Это упорное самоограничение кругом аристократии духа, тончайшей прослойки культуры, приводит к тому, что и образ Эразма и его произведения как бы лишены корней: как истый космополит, он всюду остается лишь гостем, лишь посетителем, он не принимает обычаев народа, среди которого живет, не усваивает живого языка этого народа. Во всех своих бесчисленных поездках по странам Европы он, в сущности, не заметил самого важного для каждой из этих стран. Для него Италия, Франция, Германия и Англия – это несколько десятков людей, с которыми он может вести изысканные беседы, это библиотеки этих людей, да еще он замечает также, где гостиницы почище, люди повежливее, вина лучше. Но все остальное, не имеющее отношения к искусству книгопечатания, остается для него за семью печатями, у него нет никакого интереса к живописи, к музыке.
Он не замечает, что в Риме творили Леонардо, Рафаэль и Микеланджело, а увлечение пап произведениями искусства он порицает как расточительство, как противоречащую Евангелию любовь к роскоши. Никогда не читал Эразм ни одной строфы Ариосто, чуждыми остаются ему в Англии – Чосер, во Франции – французская поэзия. Лишь одному языку – латыни – отдает он все свое внимание, а искусство Гутенберга для него – единственная муза, которую он действительно по-настоящему любит, он, утонченнейшая личность, познающая сущность мира лишь через litterae, через букву. В контакт с действительностью он не умеет вступить иначе как через посредство книги, и общение с книгой доставляет ему неизмеримо больше радости, нежели общение с женщинами.
Он любит книги потому, что они тихи, не применяют насилия, непонятны тупой толпе, являются единственной привилегией образованных людей в эти столь бесправные времена. Только в сфере книг этот человек, обычно очень экономный, позволяет себе быть расточительным, и если своими посвящениями он и домогается денег, то делает это единственно для того, чтобы иметь возможность приобрести книги, все больше и больше книг, греческих, латинских классиков, и любит он эти книги не только за их содержание, нет, как один из первых библиофилов, он любит их плотской любовью, он обожает и процесс созидания их, и уже созданные; он боготворит книгу как необходимый в работе материал и как художественное произведение, которым можно без конца любоваться и любоваться.
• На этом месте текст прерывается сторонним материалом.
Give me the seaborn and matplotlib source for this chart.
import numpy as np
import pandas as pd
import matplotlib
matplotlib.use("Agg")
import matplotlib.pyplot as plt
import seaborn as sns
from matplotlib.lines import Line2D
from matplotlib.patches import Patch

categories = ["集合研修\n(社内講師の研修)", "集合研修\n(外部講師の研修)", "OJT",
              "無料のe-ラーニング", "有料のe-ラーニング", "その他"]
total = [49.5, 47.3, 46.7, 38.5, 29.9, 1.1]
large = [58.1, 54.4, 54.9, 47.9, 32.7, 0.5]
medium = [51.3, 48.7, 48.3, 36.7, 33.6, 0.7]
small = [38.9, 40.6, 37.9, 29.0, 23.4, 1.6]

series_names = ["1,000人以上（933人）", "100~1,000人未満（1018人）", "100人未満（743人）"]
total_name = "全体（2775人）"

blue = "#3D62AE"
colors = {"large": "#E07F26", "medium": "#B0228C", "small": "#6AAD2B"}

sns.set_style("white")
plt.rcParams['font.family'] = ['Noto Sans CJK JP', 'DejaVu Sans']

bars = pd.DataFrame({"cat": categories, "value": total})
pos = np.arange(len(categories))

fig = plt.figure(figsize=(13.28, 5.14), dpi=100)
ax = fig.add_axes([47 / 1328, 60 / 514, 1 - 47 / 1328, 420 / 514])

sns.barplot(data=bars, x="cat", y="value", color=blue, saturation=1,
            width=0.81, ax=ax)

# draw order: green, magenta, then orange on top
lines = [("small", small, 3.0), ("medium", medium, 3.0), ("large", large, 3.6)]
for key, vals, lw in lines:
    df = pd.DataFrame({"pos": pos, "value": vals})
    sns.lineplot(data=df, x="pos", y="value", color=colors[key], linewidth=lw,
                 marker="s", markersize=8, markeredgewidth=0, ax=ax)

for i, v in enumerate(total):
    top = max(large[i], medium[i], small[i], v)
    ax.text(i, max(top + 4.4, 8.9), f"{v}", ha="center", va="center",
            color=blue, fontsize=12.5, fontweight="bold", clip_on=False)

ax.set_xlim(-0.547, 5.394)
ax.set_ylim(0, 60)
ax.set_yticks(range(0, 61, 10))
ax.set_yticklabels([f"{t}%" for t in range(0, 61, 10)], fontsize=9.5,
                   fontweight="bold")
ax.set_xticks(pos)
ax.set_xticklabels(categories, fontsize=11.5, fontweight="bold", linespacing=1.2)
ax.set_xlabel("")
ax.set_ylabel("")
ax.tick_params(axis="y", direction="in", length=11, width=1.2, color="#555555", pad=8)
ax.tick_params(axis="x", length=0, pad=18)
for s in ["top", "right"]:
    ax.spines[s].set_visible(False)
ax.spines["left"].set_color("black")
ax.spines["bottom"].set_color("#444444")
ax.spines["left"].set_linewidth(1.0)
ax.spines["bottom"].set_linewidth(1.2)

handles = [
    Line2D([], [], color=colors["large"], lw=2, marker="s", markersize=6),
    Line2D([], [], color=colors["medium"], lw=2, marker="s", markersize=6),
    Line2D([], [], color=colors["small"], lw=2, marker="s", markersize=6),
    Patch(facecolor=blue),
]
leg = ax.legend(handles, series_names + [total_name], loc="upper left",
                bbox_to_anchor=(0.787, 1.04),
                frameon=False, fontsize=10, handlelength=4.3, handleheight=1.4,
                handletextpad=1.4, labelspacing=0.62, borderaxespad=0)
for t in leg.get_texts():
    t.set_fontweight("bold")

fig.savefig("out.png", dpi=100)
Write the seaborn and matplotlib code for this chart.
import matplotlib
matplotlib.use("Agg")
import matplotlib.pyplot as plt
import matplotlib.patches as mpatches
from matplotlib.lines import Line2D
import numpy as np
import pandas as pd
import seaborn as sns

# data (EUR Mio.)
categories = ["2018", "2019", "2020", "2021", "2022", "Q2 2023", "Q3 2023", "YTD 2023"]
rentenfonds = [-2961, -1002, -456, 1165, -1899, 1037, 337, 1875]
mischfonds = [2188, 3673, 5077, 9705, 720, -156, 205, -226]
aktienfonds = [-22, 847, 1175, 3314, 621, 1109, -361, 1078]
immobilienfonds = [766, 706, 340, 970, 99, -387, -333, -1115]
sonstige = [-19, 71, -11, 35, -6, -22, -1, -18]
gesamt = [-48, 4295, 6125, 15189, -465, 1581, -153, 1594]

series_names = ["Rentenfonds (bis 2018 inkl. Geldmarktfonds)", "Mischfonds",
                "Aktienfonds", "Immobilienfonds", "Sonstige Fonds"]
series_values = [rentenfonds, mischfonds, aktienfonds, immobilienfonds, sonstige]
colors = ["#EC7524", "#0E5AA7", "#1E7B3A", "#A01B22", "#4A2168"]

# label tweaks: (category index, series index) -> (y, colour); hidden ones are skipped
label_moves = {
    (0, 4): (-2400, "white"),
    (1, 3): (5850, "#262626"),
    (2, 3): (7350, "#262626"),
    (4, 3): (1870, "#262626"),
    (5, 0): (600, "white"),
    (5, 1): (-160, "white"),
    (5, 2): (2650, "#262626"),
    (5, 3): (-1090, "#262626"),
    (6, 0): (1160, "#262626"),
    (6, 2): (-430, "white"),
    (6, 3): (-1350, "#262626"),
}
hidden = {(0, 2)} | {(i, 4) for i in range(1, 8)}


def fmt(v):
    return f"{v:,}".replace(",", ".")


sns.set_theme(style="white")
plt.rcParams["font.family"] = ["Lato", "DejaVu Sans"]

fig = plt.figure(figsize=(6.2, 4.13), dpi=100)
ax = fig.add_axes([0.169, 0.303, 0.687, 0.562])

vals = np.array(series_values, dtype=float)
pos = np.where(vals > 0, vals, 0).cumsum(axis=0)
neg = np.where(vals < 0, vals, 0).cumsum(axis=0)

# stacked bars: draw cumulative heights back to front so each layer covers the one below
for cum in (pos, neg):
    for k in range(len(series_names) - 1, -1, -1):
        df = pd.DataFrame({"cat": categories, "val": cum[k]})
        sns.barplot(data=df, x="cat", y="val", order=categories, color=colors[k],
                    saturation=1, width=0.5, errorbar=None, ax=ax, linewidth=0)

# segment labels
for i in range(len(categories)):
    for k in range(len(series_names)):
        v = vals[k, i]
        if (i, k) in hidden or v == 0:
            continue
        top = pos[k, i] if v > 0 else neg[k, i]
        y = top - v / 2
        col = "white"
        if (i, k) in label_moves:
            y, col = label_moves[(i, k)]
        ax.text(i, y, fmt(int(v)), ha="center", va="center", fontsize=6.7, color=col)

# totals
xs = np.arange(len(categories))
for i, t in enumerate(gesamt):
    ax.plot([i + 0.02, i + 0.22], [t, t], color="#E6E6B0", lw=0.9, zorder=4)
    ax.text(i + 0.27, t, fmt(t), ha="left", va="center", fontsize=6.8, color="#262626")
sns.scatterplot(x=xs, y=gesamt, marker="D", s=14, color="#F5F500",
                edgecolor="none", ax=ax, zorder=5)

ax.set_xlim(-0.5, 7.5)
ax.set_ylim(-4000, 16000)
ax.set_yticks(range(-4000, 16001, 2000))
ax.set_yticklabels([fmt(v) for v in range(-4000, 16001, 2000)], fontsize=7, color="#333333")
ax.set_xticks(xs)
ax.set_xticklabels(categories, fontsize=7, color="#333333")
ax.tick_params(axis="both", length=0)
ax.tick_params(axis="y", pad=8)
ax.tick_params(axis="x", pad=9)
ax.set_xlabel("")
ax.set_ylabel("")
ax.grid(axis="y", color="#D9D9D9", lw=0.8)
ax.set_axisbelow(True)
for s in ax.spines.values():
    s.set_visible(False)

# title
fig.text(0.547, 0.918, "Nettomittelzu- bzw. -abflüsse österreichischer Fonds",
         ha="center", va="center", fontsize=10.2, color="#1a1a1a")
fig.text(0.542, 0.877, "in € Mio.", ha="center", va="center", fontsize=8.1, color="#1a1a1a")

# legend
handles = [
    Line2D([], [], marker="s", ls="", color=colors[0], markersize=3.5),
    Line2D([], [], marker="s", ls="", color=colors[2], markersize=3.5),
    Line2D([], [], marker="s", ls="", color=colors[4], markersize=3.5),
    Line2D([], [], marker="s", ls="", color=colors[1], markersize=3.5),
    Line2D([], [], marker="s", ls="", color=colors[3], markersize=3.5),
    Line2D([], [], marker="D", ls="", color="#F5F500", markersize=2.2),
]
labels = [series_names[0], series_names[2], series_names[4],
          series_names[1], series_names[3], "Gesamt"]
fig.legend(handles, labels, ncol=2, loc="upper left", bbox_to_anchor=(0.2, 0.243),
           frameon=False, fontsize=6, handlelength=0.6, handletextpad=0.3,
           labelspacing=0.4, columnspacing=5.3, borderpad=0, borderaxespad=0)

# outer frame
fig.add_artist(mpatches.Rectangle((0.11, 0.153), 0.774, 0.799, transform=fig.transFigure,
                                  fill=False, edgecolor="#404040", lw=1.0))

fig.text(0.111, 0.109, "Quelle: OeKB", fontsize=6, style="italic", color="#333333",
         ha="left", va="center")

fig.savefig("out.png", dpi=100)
Счастливейшими часами его жизни являются те, когда он может стоять у Альда в Венеции или у Фробена[65] в Базеле, в полуподвальных низких книгопечатнях, среди печатников, вынимать из-под пресса еще влажные оттиски, вместе с мастерами этого искусства вносить в текст украшения, вырисовывать тонкие буквицы, словно зоркий охотник, проворным, тонко отточенным пером вылавливать опечатки или быстро выправлять латинскую фразу; работа над книгой, для книги – самая естественная форма его натуры.
В конечном счете Эразм никогда не живет в народе, в стране, он живет над ними, в тончайшей атмосфере провидца, в «tour d’woire»[66] художников, в кругу академиков. Но из этой башни, построенной из книг и творческого труда, он с любопытством заглядывает вниз, другой, новый Линкей[67], чтобы свободно, непредвзято и справедливо видеть и понять новую жизнь.
Ибо познание, все более глубокое познание – вот подлинная страсть этого удивительного гения. В строгом смысле этого слова Эразма, может быть, глубоким гением назвать и нельзя: он не принадлежит к «мыслителям до конца», к великим преобразователям, дарящим вселенной новые духовные системы; нет, сила Эразма как ученого во внесении ясности в темные вопросы, но если его нельзя назвать глубоким мыслителем, то он, бесспорно, человек необыкновенно широкого кругозора, ясномыслящий, свободомыслящий, в духе Вольтера и Лессинга, человек, умеющий прекрасно понимать и делать понятным, просветитель в самом благородном значении этого слова.
Его природе присуще распространять ясность и честность. Всякая неразбериха противна ему, все запутанное, мистическое и вычурно-метафизическое органически вызывает в нем отвращение; подобно Гёте, он ничего не ненавидит больше, чем «туманное», «расплывчатое». Ширь манит его, но не глубина: никогда не склонялся он над «безднами» Паскаля, душевные потрясения Лютера, Лойолы или Достоевского чужды ему, этот род ужасных кризисов, таинственным образом родственных смерти или безумию. Все утрированное остается за пределами его рационалистического мышления.